So they took his body down. The man who said he was the resurrection and the life was lifeless on the ground. The sky was red as blood along the blade of night. As the Sabbath fell, they shrouded him in linen they dressed him like a wound the rich man and the women they laid him in the tomb.
Huddled in the upper room on Saturday morning, the disciples sat in a stillness that was anything but calm. They had thrown in their lot with Jesus, they had completely bought into His contrary way of doing and seeing things, and His light had pierced the shadows of their captivity. Finally, the irreconcilability of Christ’s light with the darkness had reached a critical point, and the long-awaited collision had occurred. Light and darkness had entered into the final confrontation, and as far as the disciples could tell, Jesus had fallen under the shadow of death.
Six days shall you labor the seventh is the Lord’s in six. He made the earth and all the heavens but He rested on the seventh. He said that it was finished and the seventh day. He blessed it — God rested.
Perhaps, in the storm of emotions they now experienced, some of their minds went back to another storm, one that had come upon them suddenly on the Sea of Galilee (Matt 8:23–27; Mark 4:35–41). That time, too, they had been following Jesus, and yet, when trouble had come upon them, at just the moment they needed Him most, He had been asleep. “Teacher, do you not care that we are perishing?” they had asked Him. They were certainly perishing now, or so it felt: if the darkness had taken their Head, it would not be long before it took them too.
So they laid their hopes away they buried all their dreams about the kingdom He proclaimed. And they sealed Him in the grave as a holy silence fell on all Jerusalem.
On that boat, rising from His cushion in the stern, Jesus had asked them why they were afraid. But why not? How could He have been so calm in the middle of the storm? Because, as it turned out, He was the Lord of the storm. Had the disciples but known that — like Jairus’ daughter, like Lazarus — Jesus was again sleeping as they trembled in the upper room, they might have guessed that once again He was demonstrating His complete, unrivaled mastery. The war was over; His work was finished.

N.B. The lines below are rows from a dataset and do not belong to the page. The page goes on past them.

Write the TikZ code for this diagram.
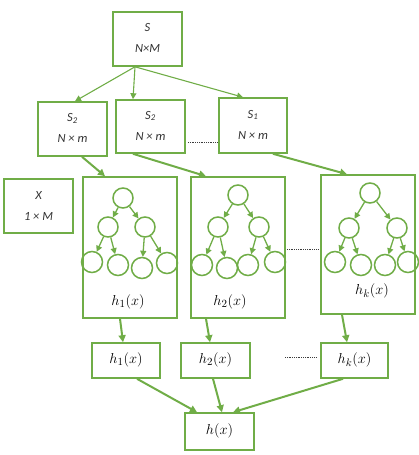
\documentclass[tikz,border=0pt]{standalone}
\usepackage{fontspec}
\newfontfamily\carl{Carlito}
\usetikzlibrary{arrows.meta,calc}
\definecolor{gr}{RGB}{112,173,71}
\definecolor{dotc}{RGB}{60,60,60}
\tikzset{
  box/.style={draw=gr,line width=1.6pt,fill=white,inner sep=0pt,rectangle},
  cir/.style={draw=gr,line width=1.5pt,circle,inner sep=0pt,minimum size=20pt},
  cirb/.style={draw=gr,line width=1.5pt,circle,inner sep=0pt,minimum size=21pt},
  thin arr/.style={draw=gr,line width=1.1pt,-{Triangle[length=6pt,width=6pt]}},
  thick arr/.style={draw=gr,line width=2pt,-{Triangle[length=7pt,width=7pt]}},
  tarr/.style={draw=gr,line width=1.3pt,-{Triangle[length=6pt,width=6pt]}},
  dots/.style={draw=dotc,line width=0.9pt,dash pattern=on 0.9pt off 0.9pt},
  stxt/.style={align=center,text=black!80,font=\carl\itshape\fontsize{12.5}{21}\selectfont},
  htxt/.style={font=\fontsize{15.5}{17}\selectfont},
}
\begin{document}
\begin{tikzpicture}[x=1pt,y=-1pt]
\useasboundingbox (0,0) rectangle (419,455);
% boxes
\node[box,minimum width=69pt,minimum height=54pt] (S) at (147.5,39) {};
\node[stxt] (Stxt) at (147.5,38) {S\\N×M};
\node[box,minimum width=69pt,minimum height=54pt] (S2a) at (72.5,129) {};
\node[stxt] (S2atxt) at (72.5,128) {S\textsubscript{2}\\N × m};
\node[box,minimum width=69pt,minimum height=53pt] (S2b) at (150.5,126.5) {};
\node[stxt] (S2btxt) at (150.5,125.5) {S\textsubscript{2}\\N × m};
\node[box,minimum width=68pt,minimum height=55pt] (S1) at (253,125.5) {};
\node[stxt] (S1txt) at (253,124.5) {S\textsubscript{1}\\N × m};
\node[box,minimum width=69pt,minimum height=54pt] (X) at (38.5,206) {};
\node[stxt] (Xtxt) at (38.5,206) {X\\1 × M};
\node[box,minimum width=94pt,minimum height=141pt] (T1) at (130,247.5) {};
\node[box,minimum width=94pt,minimum height=141pt] (T2) at (238,247.5) {};
\node[box,minimum width=94pt,minimum height=139pt] (Tk) at (368,244.5) {};
\node[box,minimum width=68pt,minimum height=35pt] (H1) at (126,360.5) {};
\node[box,minimum width=69pt,minimum height=35pt] (H2) at (215.5,360.5) {};
\node[box,minimum width=67pt,minimum height=35pt] (Hk) at (354.5,360.5) {};
\node[box,minimum width=69pt,minimum height=37pt] (H) at (219.5,431.5) {};
\node[htxt] (H1txt) at (126,360) {$h_1(x)$};
\node[htxt] (H2txt) at (215.5,360) {$h_2(x)$};
\node[htxt] (Hktxt) at (354.5,360) {$h_k(x)$};
\node[htxt] (Htxt) at (219.5,431) {$h(x)$};
\node[htxt] (T1txt) at (128,302) {$h_1(x)$};
\node[htxt] (T2txt) at (230,302) {$h_2(x)$};
\node[htxt] (Tktxt) at (372,291) {$h_k(x)$};
% trees
\foreach \t/\rx/\ry/\ax/\ay/\bx/\by/\cx/\cy/\dx/\dy/\ex/\ey/\fx/\fy in {
  a/123/198/108/227/145/227/92/262/118/265/142/268/167/263,
  b/238/195/218/227/259/227/202/265/227/268/248/265/275/262,
  c/370/193/349/228/397/228/335/262/361/265/385/265/408/262}{
  \node[cir] (\t r) at (\rx,\ry) {};
  \node[cir] (\t l) at (\ax,\ay) {};
  \node[cir] (\t m) at (\bx,\by) {};
  \node[cirb] (\t 1) at (\cx,\cy) {};
  \node[cirb] (\t 2) at (\dx,\dy) {};
  \node[cirb] (\t 3) at (\ex,\ey) {};
  \node[cirb] (\t 4) at (\fx,\fy) {};
  \draw[tarr] (\t r) -- (\t l);
  \draw[tarr] (\t r) -- (\t m);
  \draw[tarr] (\t l) -- (\t 1);
  \draw[tarr] (\t l) -- (\t 2);
  \draw[tarr] (\t m) -- (\t 3);
  \draw[tarr] (\t m) -- (\t 4);
}
% connectors
\draw[thin arr] ([xshift=-12.5pt]S.south) -- ([xshift=2.5pt]S2a.north);
\draw[thin arr] ([xshift=-12.5pt]S.south) -- ([xshift=-17.5pt]S2b.north);
\draw[thin arr] ([xshift=-12.5pt]S.south) -- ([xshift=-10pt]S1.north);
\draw[thick arr] ([xshift=9.5pt]S2a.south) -- ([xshift=-25pt]T1.north);
\draw[thick arr] ([xshift=-17.5pt]S2b.south) -- ([xshift=-32pt]T2.north);
\draw[thick arr] ([xshift=20pt]S1.south) -- ([xshift=-21pt]Tk.north);
\draw[thick arr] ([xshift=-10pt]T1.south) -- ([xshift=-3pt]H1.north);
\draw[thick arr] ([xshift=-32pt]T2.south) -- ([xshift=-5.5pt]H2.north);
\draw[thick arr] ([xshift=-26pt]Tk.south) -- ([xshift=-7.5pt]Hk.north);
\draw[thick arr] ([xshift=11pt]H1.south) -- ([xshift=-22.5pt]H.north);
\draw[thick arr] ([xshift=-2.5pt]H2.south) -- ([xshift=2.5pt]H.north);
\draw[thick arr] ([xshift=-11.5pt]Hk.south) -- ([xshift=13.5pt]H.north);
% dotted
\coordinate (d1a) at (188,142);
\coordinate (d1b) at (218,142);
\coordinate (d2a) at (287,249);
\coordinate (d2b) at (318,249);
\coordinate (d3a) at (285,357);
\coordinate (d3b) at (317,357);
\draw[dots] (d1a) -- (d1b);
\draw[dots] (d2a) -- (d2b);
\draw[dots] (d3a) -- (d3b);
\end{tikzpicture}
\end{document}
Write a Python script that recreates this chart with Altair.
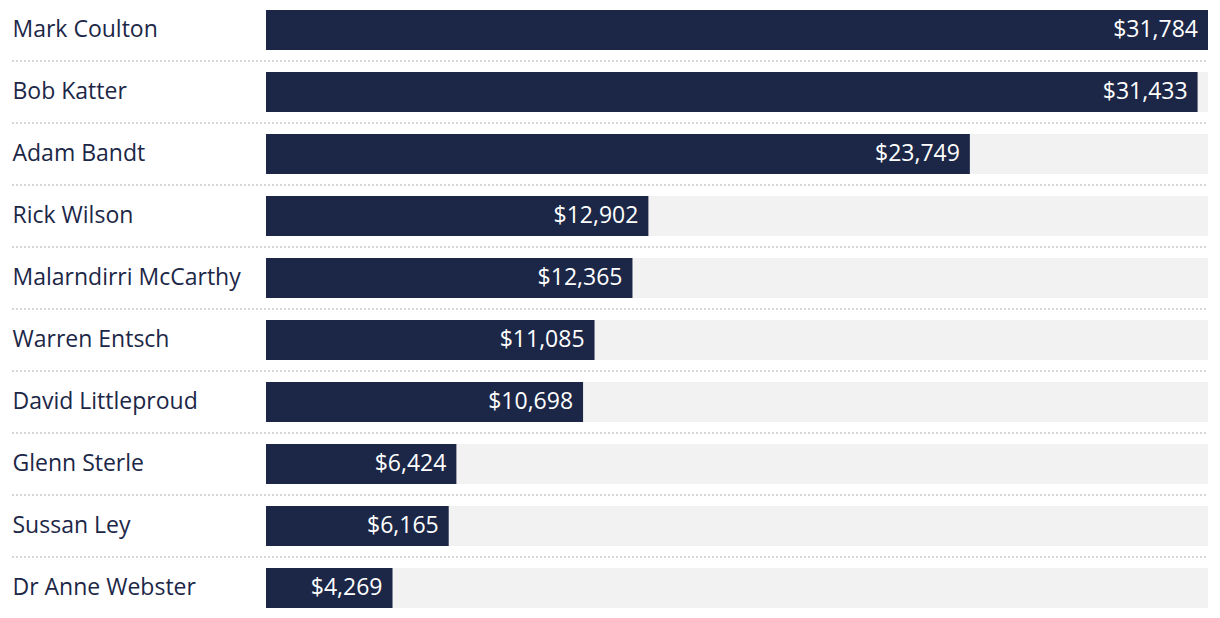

The defeated darkness understood this well. The stone that closed Jesus’ tomb with such finality was not enough; the chief priests who had embraced the darkness were already hastening to secure their temporary victory against the utter defeat they still dreaded. And why should they be so afraid of something that is not possible?
But the Pharisees were restless and Pilate had no peace and Peter’s heart was reckless. Mary couldn’t sleep. But God rested.
In Ezekiel 37, God brings the prophet into a valley filled with dry bones. These bodies long-dead, He tells Ezekiel, “are the whole house of Israel. Behold, they say, ‘Our bones are dried up, and our hope is lost; we are indeed cut off.'”
He asks Ezekiel, “Son of man, can these bones live?”
“O Lord God, you know.”
Prayer:Lord, today we sit in the silence. We do not know what to do with a Saturday like this, when the tomb is sealed and the stone is in place and nothing has moved yet. Forgive us for rushing past this day toward a morning we have not yet earned the right to see. You rested on the seventh day, and Your Son rests now. Teach us to wait with open hands. We do not have the answer. But You do. In Jesus’ name, Amen.